● **Task**
The entries are to be returned exactly, with images left out.

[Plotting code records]
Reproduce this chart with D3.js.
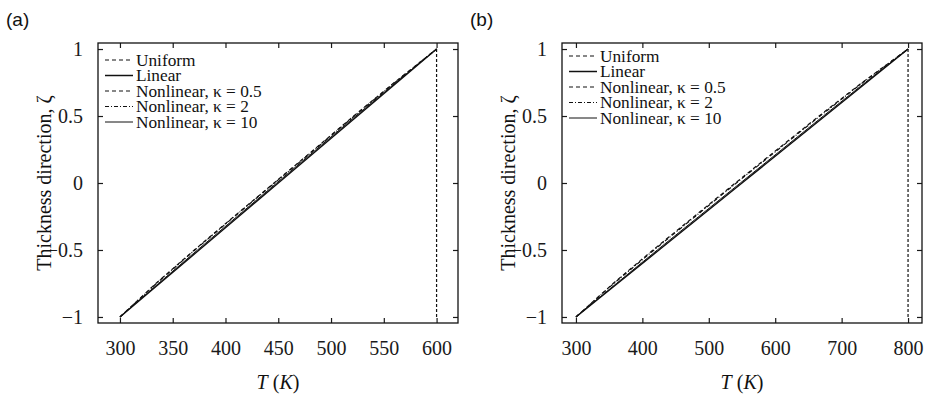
<!DOCTYPE html>
<html>
<head>
<meta charset="utf-8">
<script src="https://cdn.jsdelivr.net/npm/d3@7"></script>
<style>
  body { margin: 0; background: #fff; }
  svg { display: block; }
  .tick text { font-family: "Liberation Serif", "Times New Roman", serif; font-size: 20px; fill: #1a1a1a; }
  .tick line { stroke: #1a1a1a; stroke-width: 1.2; }
</style>
</head>
<body>
<svg width="926" height="397"></svg>
<script>
// thickness coordinate (shared by both panels)
const zeta = [-1, -0.75, -0.5, -0.25, 0, 0.25, 0.5, 0.75, 1];

// panel (a): temperature at each zeta, Tc = 300 K, Tm = 600 K
const aUniform = [600, 600, 600, 600, 600, 600, 600, 600, 600];
const aLinear  = [300, 337.5, 375, 412.5, 450, 487.5, 525, 562.5, 600];
const aK05     = [300, 334, 370.5, 408, 446, 484, 521.5, 560, 600];
const aK2      = [300, 334.5, 371, 408.5, 446.5, 484.5, 522, 560.5, 600];
const aK10     = [300, 336.5, 373.5, 411, 448.5, 486, 523.5, 561.5, 600];

// panel (b): Tc = 300 K, Tm = 800 K
const bUniform = [800, 800, 800, 800, 800, 800, 800, 800, 800];
const bLinear  = [300, 362.5, 425, 487.5, 550, 612.5, 675, 737.5, 800];
const bK05     = [300, 356, 416, 478, 540, 603, 666, 731, 800];
const bK2      = [300, 357, 417.5, 479.5, 541.5, 604.5, 667.5, 732, 800];
const bK10     = [300, 361, 422.5, 485, 547.5, 610, 672.5, 735.5, 800];

const seriesNames = ["Uniform", "Linear", "Nonlinear, κ = 0.5", "Nonlinear, κ = 2", "Nonlinear, κ = 10"];
const aTicks = [300, 350, 400, 450, 500, 550, 600];
const bTicks = [300, 400, 500, 600, 700, 800];
const yTicks = [-1, -0.5, 0, 0.5, 1];

// line style for each series, same order as names
const styles = [
  {dash: "3,2", w: 1.2},
  {dash: null, w: 1.5},
  {dash: "4,3", w: 1.2},
  {dash: "4,2,1,2", w: 1.2},
  {dash: null, w: 1.0}
];

const svg = d3.select("svg");
const serif = '"Liberation Serif", "Times New Roman", serif';
const ink = "#111";

function drawPanel(p) {
  let x = d3.scaleLinear().domain(p.xDomain).range([p.left, p.right]);
  let y = d3.scaleLinear().domain([-1.045, 1.045]).range([p.bottom, p.top]);

  let g = svg.append("g");

  // panel letter
  svg.append("text")
    .attr("x", p.letterX).attr("y", 26)
    .style("font-family", '"Liberation Sans", Arial, sans-serif')
    .style("font-size", "19px")
    .style("fill", ink)
    .text(p.letter);

  // axes, ticks pointing inward
  g.append("g")
    .attr("transform", `translate(0,${p.bottom})`)
    .call(d3.axisBottom(x).tickValues(p.xTicks).tickSizeInner(-5).tickSizeOuter(0).tickPadding(18))
    .call(a => a.select(".domain").remove());
  g.append("g")
    .attr("transform", `translate(0,${p.top})`)
    .call(d3.axisTop(x).tickValues(p.xTicks).tickSizeInner(-5).tickSizeOuter(0).tickFormat(""))
    .call(a => a.select(".domain").remove());
  g.append("g")
    .attr("transform", `translate(${p.left},0)`)
    .call(d3.axisLeft(y).tickValues(yTicks).tickSizeInner(-5).tickSizeOuter(0).tickPadding(15)
      .tickFormat(d3.format("")))
    .call(a => a.select(".domain").remove());
  g.append("g")
    .attr("transform", `translate(${p.right},0)`)
    .call(d3.axisRight(y).tickValues(yTicks).tickSizeInner(-5).tickSizeOuter(0).tickFormat(""))
    .call(a => a.select(".domain").remove());

  g.append("rect")
    .attr("x", p.left).attr("y", p.top)
    .attr("width", p.right - p.left).attr("height", p.bottom - p.top)
    .attr("fill", "none").attr("stroke", ink).attr("stroke-width", 1.3);

  // curves
  let line = d3.line().x(d => x(d[0])).y(d => y(d[1]));
  p.series.forEach((vals, i) => {
    g.append("path")
      .datum(vals.map((t, j) => [t, zeta[j]]))
      .attr("d", line)
      .attr("fill", "none")
      .attr("stroke", ink)
      .attr("stroke-width", styles[i].w)
      .attr("stroke-dasharray", styles[i].dash);
  });

  // legend
  let leg = g.append("g").attr("transform", `translate(${p.left},${p.legendTop})`);
  seriesNames.forEach((name, i) => {
    let yy = i * 15.5;
    leg.append("line")
      .attr("x1", 7).attr("x2", 35).attr("y1", yy).attr("y2", yy)
      .attr("stroke", ink)
      .attr("stroke-width", styles[i].w)
      .attr("stroke-dasharray", i == 0 ? "4,3" : styles[i].dash);
    leg.append("text")
      .attr("x", 38).attr("y", yy + 5.5)
      .style("font-family", serif).style("font-size", "17.3px").style("fill", ink)
      .text(name);
  });

  // axis titles
  svg.append("text")
    .attr("transform", `translate(${p.yLabelX},${(p.top + p.bottom) / 2}) rotate(-90)`)
    .attr("text-anchor", "middle")
    .style("font-family", serif).style("font-size", "20px").style("fill", ink)
    .text("Thickness direction, ζ");

  let xl = svg.append("text")
    .attr("x", (p.left + p.right) / 2).attr("y", 389)
    .attr("text-anchor", "middle")
    .style("font-family", serif).style("font-size", "20px").style("fill", ink);
  xl.append("tspan").style("font-style", "italic").text("T");
  xl.append("tspan").text(" (");
  xl.append("tspan").style("font-style", "italic").text("K");
  xl.append("tspan").text(")");
}

drawPanel({
  letter: "(a)", letterX: 6,
  left: 98, right: 458, top: 43, bottom: 323,
  xDomain: [279.2, 620.3], xTicks: aTicks,
  series: [aUniform, aLinear, aK05, aK2, aK10],
  legendTop: 60, yLabelX: 51
});

drawPanel({
  letter: "(b)", letterX: 470,
  left: 562, right: 922, top: 43, bottom: 323,
  xDomain: [279, 821], xTicks: bTicks,
  series: [bUniform, bLinear, bK05, bK2, bK10],
  legendTop: 56, yLabelX: 515
});
</script>
</body>
</html>
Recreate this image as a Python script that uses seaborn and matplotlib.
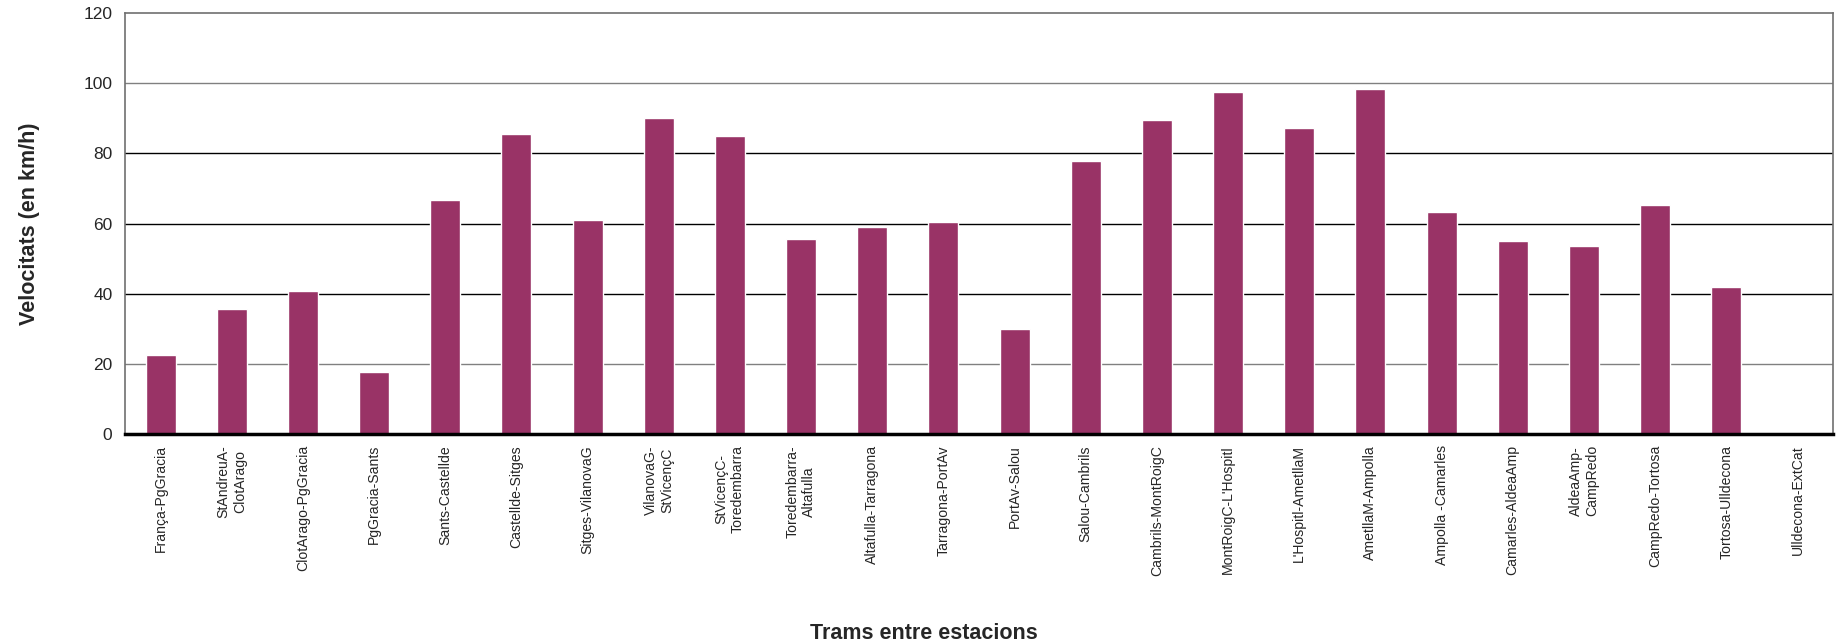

● **Written response**
Reproduce this chart with D3.js.
<!DOCTYPE html>
<html>
<head>
<meta charset="utf-8">
<script src="https://cdn.jsdelivr.net/npm/d3@7"></script>
<style>
  body { margin: 0; background: #fff; }
  svg { display: block; }
  .tick text { font-family: "Liberation Serif", "Times New Roman", serif; font-size: 20px; fill: #1a1a1a; }
  .tick line { stroke: #1a1a1a; stroke-width: 1.2; }
</style>
</head>
<body>
<svg width="926" height="397"></svg>
<script>
// thickness coordinate (shared by both panels)
const zeta = [-1, -0.75, -0.5, -0.25, 0, 0.25, 0.5, 0.75, 1];

// panel (a): temperature at each zeta, Tc = 300 K, Tm = 600 K
const aUniform = [600, 600, 600, 600, 600, 600, 600, 600, 600];
const aLinear  = [300, 337.5, 375, 412.5, 450, 487.5, 525, 562.5, 600];
const aK05     = [300, 334, 370.5, 408, 446, 484, 521.5, 560, 600];
const aK2      = [300, 334.5, 371, 408.5, 446.5, 484.5, 522, 560.5, 600];
const aK10     = [300, 336.5, 373.5, 411, 448.5, 486, 523.5, 561.5, 600];

// panel (b): Tc = 300 K, Tm = 800 K
const bUniform = [800, 800, 800, 800, 800, 800, 800, 800, 800];
const bLinear  = [300, 362.5, 425, 487.5, 550, 612.5, 675, 737.5, 800];
const bK05     = [300, 356, 416, 478, 540, 603, 666, 731, 800];
const bK2      = [300, 357, 417.5, 479.5, 541.5, 604.5, 667.5, 732, 800];
const bK10     = [300, 361, 422.5, 485, 547.5, 610, 672.5, 735.5, 800];

const seriesNames = ["Uniform", "Linear", "Nonlinear, κ = 0.5", "Nonlinear, κ = 2", "Nonlinear, κ = 10"];
const aTicks = [300, 350, 400, 450, 500, 550, 600];
const bTicks = [300, 400, 500, 600, 700, 800];
const yTicks = [-1, -0.5, 0, 0.5, 1];

// line style for each series, same order as names
const styles = [
  {dash: "3,2", w: 1.2},
  {dash: null, w: 1.5},
  {dash: "4,3", w: 1.2},
  {dash: "4,2,1,2", w: 1.2},
  {dash: null, w: 1.0}
];

const svg = d3.select("svg");
const serif = '"Liberation Serif", "Times New Roman", serif';
const ink = "#111";

function drawPanel(p) {
  let x = d3.scaleLinear().domain(p.xDomain).range([p.left, p.right]);
  let y = d3.scaleLinear().domain([-1.045, 1.045]).range([p.bottom, p.top]);

  let g = svg.append("g");

  // panel letter
  svg.append("text")
    .attr("x", p.letterX).attr("y", 26)
    .style("font-family", '"Liberation Sans", Arial, sans-serif')
    .style("font-size", "19px")
    .style("fill", ink)
    .text(p.letter);

  // axes, ticks pointing inward
  g.append("g")
    .attr("transform", `translate(0,${p.bottom})`)
    .call(d3.axisBottom(x).tickValues(p.xTicks).tickSizeInner(-5).tickSizeOuter(0).tickPadding(18))
    .call(a => a.select(".domain").remove());
  g.append("g")
    .attr("transform", `translate(0,${p.top})`)
    .call(d3.axisTop(x).tickValues(p.xTicks).tickSizeInner(-5).tickSizeOuter(0).tickFormat(""))
    .call(a => a.select(".domain").remove());
  g.append("g")
    .attr("transform", `translate(${p.left},0)`)
    .call(d3.axisLeft(y).tickValues(yTicks).tickSizeInner(-5).tickSizeOuter(0).tickPadding(15)
      .tickFormat(d3.format("")))
    .call(a => a.select(".domain").remove());
  g.append("g")
    .attr("transform", `translate(${p.right},0)`)
    .call(d3.axisRight(y).tickValues(yTicks).tickSizeInner(-5).tickSizeOuter(0).tickFormat(""))
    .call(a => a.select(".domain").remove());

  g.append("rect")
    .attr("x", p.left).attr("y", p.top)
    .attr("width", p.right - p.left).attr("height", p.bottom - p.top)
    .attr("fill", "none").attr("stroke", ink).attr("stroke-width", 1.3);

  // curves
  let line = d3.line().x(d => x(d[0])).y(d => y(d[1]));
  p.series.forEach((vals, i) => {
    g.append("path")
      .datum(vals.map((t, j) => [t, zeta[j]]))
      .attr("d", line)
      .attr("fill", "none")
      .attr("stroke", ink)
      .attr("stroke-width", styles[i].w)
      .attr("stroke-dasharray", styles[i].dash);
  });

  // legend
  let leg = g.append("g").attr("transform", `translate(${p.left},${p.legendTop})`);
  seriesNames.forEach((name, i) => {
    let yy = i * 15.5;
    leg.append("line")
      .attr("x1", 7).attr("x2", 35).attr("y1", yy).attr("y2", yy)
      .attr("stroke", ink)
      .attr("stroke-width", styles[i].w)
      .attr("stroke-dasharray", i == 0 ? "4,3" : styles[i].dash);
    leg.append("text")
      .attr("x", 38).attr("y", yy + 5.5)
      .style("font-family", serif).style("font-size", "17.3px").style("fill", ink)
      .text(name);
  });

  // axis titles
  svg.append("text")
    .attr("transform", `translate(${p.yLabelX},${(p.top + p.bottom) / 2}) rotate(-90)`)
    .attr("text-anchor", "middle")
    .style("font-family", serif).style("font-size", "20px").style("fill", ink)
    .text("Thickness direction, ζ");

  let xl = svg.append("text")
    .attr("x", (p.left + p.right) / 2).attr("y", 389)
    .attr("text-anchor", "middle")
    .style("font-family", serif).style("font-size", "20px").style("fill", ink);
  xl.append("tspan").style("font-style", "italic").text("T");
  xl.append("tspan").text(" (");
  xl.append("tspan").style("font-style", "italic").text("K");
  xl.append("tspan").text(")");
}

drawPanel({
  letter: "(a)", letterX: 6,
  left: 98, right: 458, top: 43, bottom: 323,
  xDomain: [279.2, 620.3], xTicks: aTicks,
  series: [aUniform, aLinear, aK05, aK2, aK10],
  legendTop: 60, yLabelX: 51
});

drawPanel({
  letter: "(b)", letterX: 470,
  left: 562, right: 922, top: 43, bottom: 323,
  xDomain: [279, 821], xTicks: bTicks,
  series: [bUniform, bLinear, bK05, bK2, bK10],
  legendTop: 56, yLabelX: 515
});
</script>
</body>
</html>
Recreate this image as a Python script that uses seaborn and matplotlib.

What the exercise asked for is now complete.